From "Roseanne" renewal season, 2018 (ABC)
From “Roseanne” renewal season, 2018 (ABC)

In a highly publicized visit at the beginning of 2019, Barr did in fact come to the Land of Israel as part of a delegation organized by Rabbi Boteach. (It was not her first time here as she also visited the country in 2016). Barr’s declared purpose was to help in the fight against the boycott movement (“BDS is a boycott against all Jews in the world. As I see it, it’s just like the first Nazi boycott of Jewish businesses,” she said). She also wanted to become better acquainted with her Jewish roots and deepen her bond with Israel, in general.

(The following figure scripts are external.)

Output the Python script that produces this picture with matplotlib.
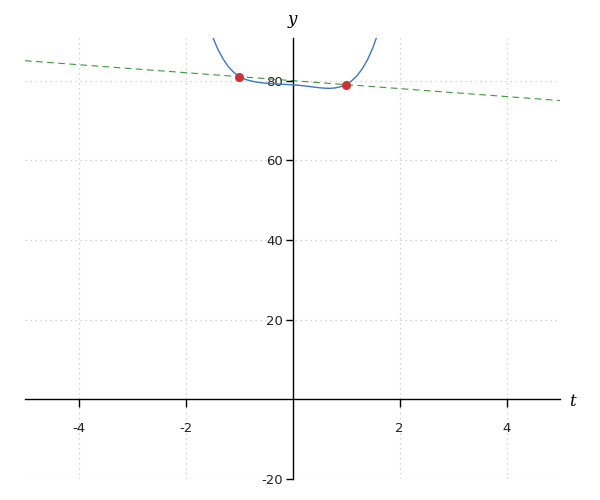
import matplotlib
matplotlib.use("Agg")
import matplotlib.pyplot as plt

plt.rcParams["axes.unicode_minus"] = False

# curve (t, y)
curve_t = [-1.5, -1.4, -1.3, -1.2, -1.1, -1.0, -0.9, -0.8, -0.7, -0.6, -0.5,
           -0.4, -0.3, -0.2, -0.1, 0.0, 0.1, 0.2, 0.3, 0.4, 0.5, 0.6, 0.7,
           0.8, 0.9, 1.0, 1.1, 1.2, 1.3, 1.4, 1.5, 1.6]
curve_y = [91.2, 88.0, 85.5, 83.5, 82.1, 81.0, 80.4, 80.0, 79.7, 79.5, 79.35,
           79.25, 79.17, 79.1, 79.03, 78.95, 78.85, 78.72, 78.55, 78.38, 78.22, 78.1, 78.06,
           78.17, 78.47, 79.0, 79.87, 81.14, 82.89, 85.2, 88.19, 91.94]

# secant line through the two marked points
line_t = [-5, 5]
line_y = [85, 75]

pts_t = [-1, 1]
pts_y = [81, 79]

xticks = [-4, -2, 2, 4]
yticks = [-20, 20, 40, 60, 80]

fig = plt.figure(figsize=(6, 5), dpi=100)
ax = fig.add_axes([25 / 600, 1 - 479 / 500, 535 / 600, 441 / 500])
ax.set_xlim(-5, 5)
ax.set_ylim(-20, 90.7)

ax.plot(line_t, line_y, color="#3a9a3a", lw=0.8, ls=(0, (6, 4)), zorder=2)
ax.plot(curve_t, curve_y, color="#3b78c3", lw=1.0, zorder=3)
ax.plot(pts_t, pts_y, "o", color="#cc3333", ms=5.5, zorder=4)

ax.spines["left"].set_position(("data", 0))
ax.spines["bottom"].set_position(("data", 0))
ax.spines["top"].set_visible(False)
ax.spines["right"].set_visible(False)
for s in ("left", "bottom"):
    ax.spines[s].set_linewidth(1.0)
    ax.spines[s].set_color("black")

ax.set_xticks(xticks)
ax.set_yticks(yticks)
ax.tick_params(axis="x", direction="out", length=6, width=1, pad=10,
               labelsize=9.5, labelcolor="#222222")
ax.tick_params(axis="y", direction="out", length=5, width=1, pad=2,
               labelsize=9.5, labelcolor="#222222")

ax.grid(True, color="#c8c8c8", ls=(0, (1, 3)), lw=0.9)
ax.set_axisbelow(True)

ax.text(292 / 600, 1 - 20 / 500, "y", transform=fig.transFigure, ha="center", va="center",
        family="DejaVu Serif", style="italic", fontsize=12)
ax.text(572 / 600, 1 - 402 / 500, "t", transform=fig.transFigure, ha="center", va="center",
        family="DejaVu Serif", style="italic", fontsize=12)

fig.savefig("out.png", dpi=100)
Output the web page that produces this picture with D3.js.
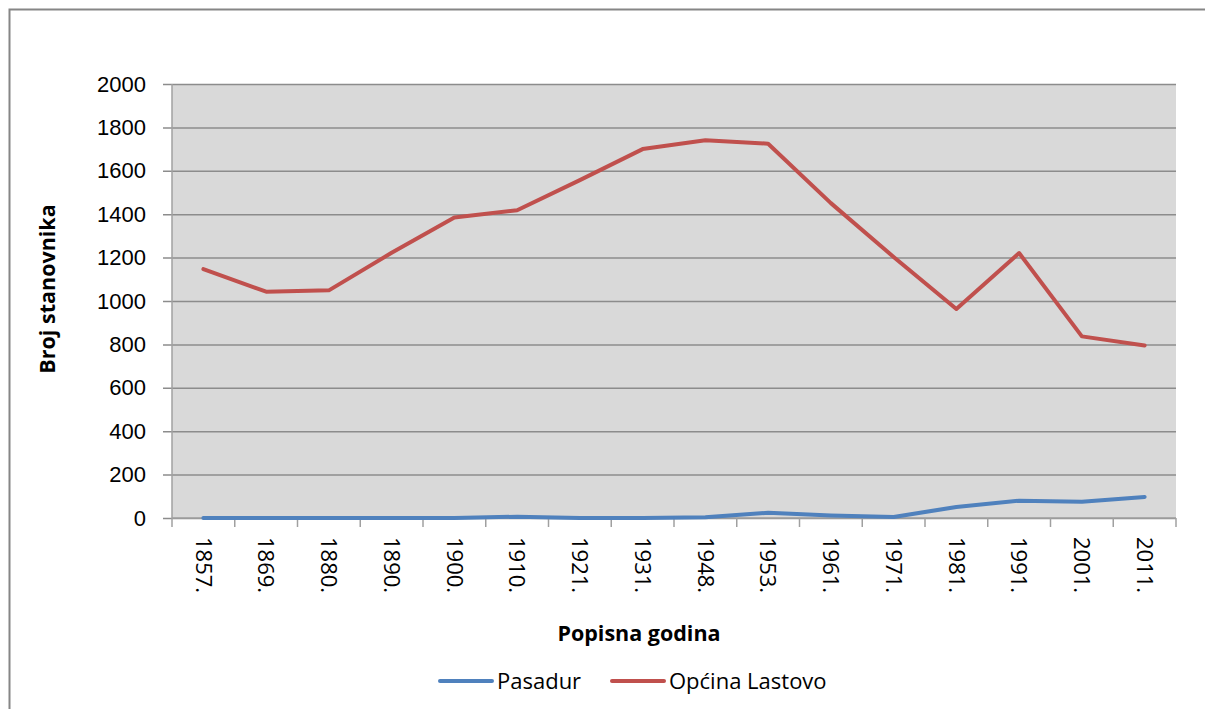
<!DOCTYPE html>
<html lang="hr">
<head>
<meta charset="UTF-8">
<script src="https://d3js.org/d3.v7.min.js"></script>
<style>
    body { margin: 0; background: #fff; }
    svg { display: block; font-family: 'Open Sans', sans-serif; }
    .tick text { fill: #000; font-size: 22px; }
</style>
</head>
<body>
<svg width="1205" height="709"></svg>
<script>
// Popisne godine i broj stanovnika
const years = ["1857.", "1869.", "1880.", "1890.", "1900.", "1910.", "1921.", "1931.",
               "1948.", "1953.", "1961.", "1971.", "1981.", "1991.", "2001.", "2011."];
const pasadur = [0, 0, 0, 0, 0, 6, 0, 0, 4, 24, 12, 5, 51, 80, 75, 97];
const lastovo = [1147, 1043, 1049, 1222, 1385, 1418, 1557, 1700, 1741, 1725, 1451, 1203, 963, 1221, 837, 795];
const yTicks = [0, 200, 400, 600, 800, 1000, 1200, 1400, 1600, 1800, 2000];

const series = [
    { name: "Pasadur", values: pasadur, color: "#4f81bd" },
    { name: "Općina Lastovo", values: lastovo, color: "#c0504d" }
];

const margin = { top: 84, right: 29, bottom: 191, left: 172 };
const width = 1205, height = 709;

const svg = d3.select("svg");

// outer chart border
svg.append("rect")
    .attr("x", 9.5).attr("y", 9.5)
    .attr("width", 1210).attr("height", 720)
    .attr("fill", "none")
    .attr("stroke", "#868686")
    .attr("stroke-width", 2);

const x = d3.scaleBand()
    .domain(years)
    .range([margin.left, width - margin.right]);

const y = d3.scaleLinear()
    .domain([0, 2000])
    .range([height - margin.bottom, margin.top]);

// plot background
svg.append("rect")
    .attr("x", margin.left).attr("y", margin.top)
    .attr("width", width - margin.right - margin.left)
    .attr("height", y(0) - margin.top)
    .attr("fill", "#d9d9d9");

// gridlines + y axis
const yAxis = svg.append("g")
    .attr("transform", `translate(${margin.left},0)`)
    .call(d3.axisLeft(y).tickValues(yTicks).tickFormat(d3.format("d")).tickSize(0).tickPadding(26));
yAxis.select(".domain").remove();
yAxis.selectAll(".tick line").remove();
yAxis.selectAll(".tick").append("line")
    .attr("x1", -9)
    .attr("x2", width - margin.right - margin.left)
    .attr("stroke", "#8c8c8c")
    .attr("stroke-width", 1.5);

svg.append("line")
    .attr("x1", margin.left).attr("x2", margin.left)
    .attr("y1", margin.top).attr("y2", y(0))
    .attr("stroke", "#a0a0a0").attr("stroke-width", 1.5);

// x axis: ticks at band boundaries
const xAxis = svg.append("g")
    .attr("transform", `translate(0,${y(0)})`);
xAxis.append("line")
    .attr("x1", margin.left).attr("x2", width - margin.right)
    .attr("stroke", "#a0a0a0").attr("stroke-width", 1.5);
const bounds = years.map(d => x(d)).concat([x(years[years.length - 1]) + x.bandwidth()]);
xAxis.selectAll(".bnd")
    .data(bounds)
    .enter().append("line")
    .attr("x1", d => d).attr("x2", d => d)
    .attr("y1", 0).attr("y2", 9)
    .attr("stroke", "#a0a0a0").attr("stroke-width", 1.5);
xAxis.selectAll(".lbl")
    .data(years)
    .enter().append("text")
    .attr("transform", d => `translate(${x(d) + x.bandwidth() / 2},19) rotate(90)`)
    .attr("dy", "0.35em")
    .attr("text-anchor", "start")
    .attr("font-size", 22)
    .attr("fill", "#000")
    .text(d => d);

// lines
const line = d3.line()
    .x((d, i) => x(years[i]) + x.bandwidth() / 2)
    .y(d => y(d));

svg.selectAll(".series")
    .data(series)
    .enter().append("path")
    .attr("d", d => line(d.values))
    .attr("fill", "none")
    .attr("stroke", d => d.color)
    .attr("stroke-width", 4)
    .attr("stroke-linejoin", "round")
    .attr("stroke-linecap", "round");

// axis titles
svg.append("text")
    .attr("x", 639).attr("y", 641)
    .attr("text-anchor", "middle")
    .attr("font-weight", "bold")
    .attr("font-size", 21.5)
    .text("Popisna godina");

svg.append("text")
    .attr("transform", "translate(55,289) rotate(-90)")
    .attr("text-anchor", "middle")
    .attr("font-weight", "bold")
    .attr("font-size", 21.5)
    .text("Broj stanovnika");

// legend
const legendPos = [440, 612];
const legend = svg.selectAll(".legend")
    .data(series)
    .enter().append("g")
    .attr("transform", (d, i) => `translate(${legendPos[i]},681)`);
legend.append("line")
    .attr("x1", 0).attr("x2", 52)
    .attr("stroke", d => d.color)
    .attr("stroke-width", 4)
    .attr("stroke-linecap", "round");
legend.append("text")
    .attr("x", 57)
    .attr("dy", "0.35em")
    .attr("font-size", 22)
    .text(d => d.name);
</script>
</body>
</html>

Isaac “Bougie” Herzog, who is now Israel’s president, invited her to a tour of Beit Hatfutsot (recently renamed ANU-Museum of the Jewish People), where she was given a family tree album. In Jerusalem, she toured the Old City, prayed at the Western Wall, met with the then Minister of Culture, Miri Regev, and downed some chasers with Shmuley at the restaurant 02. And in Tel Aviv, she took part in a festive event held in her honor at Hangar 11, which was organized by the Tel Aviv International Salon in partnership with the news website Times of Israel and Am Yisrael Foundation.

Following her visit, Barr went back home to Hawaii. Since then, she has not moved to Israel. She won’t be celebrating her 70th birthday here, but rather in America, where she’s working on her next comeback and feasting on kosher coconuts.  So, to whoever is celebrating, we extend a mazel tov.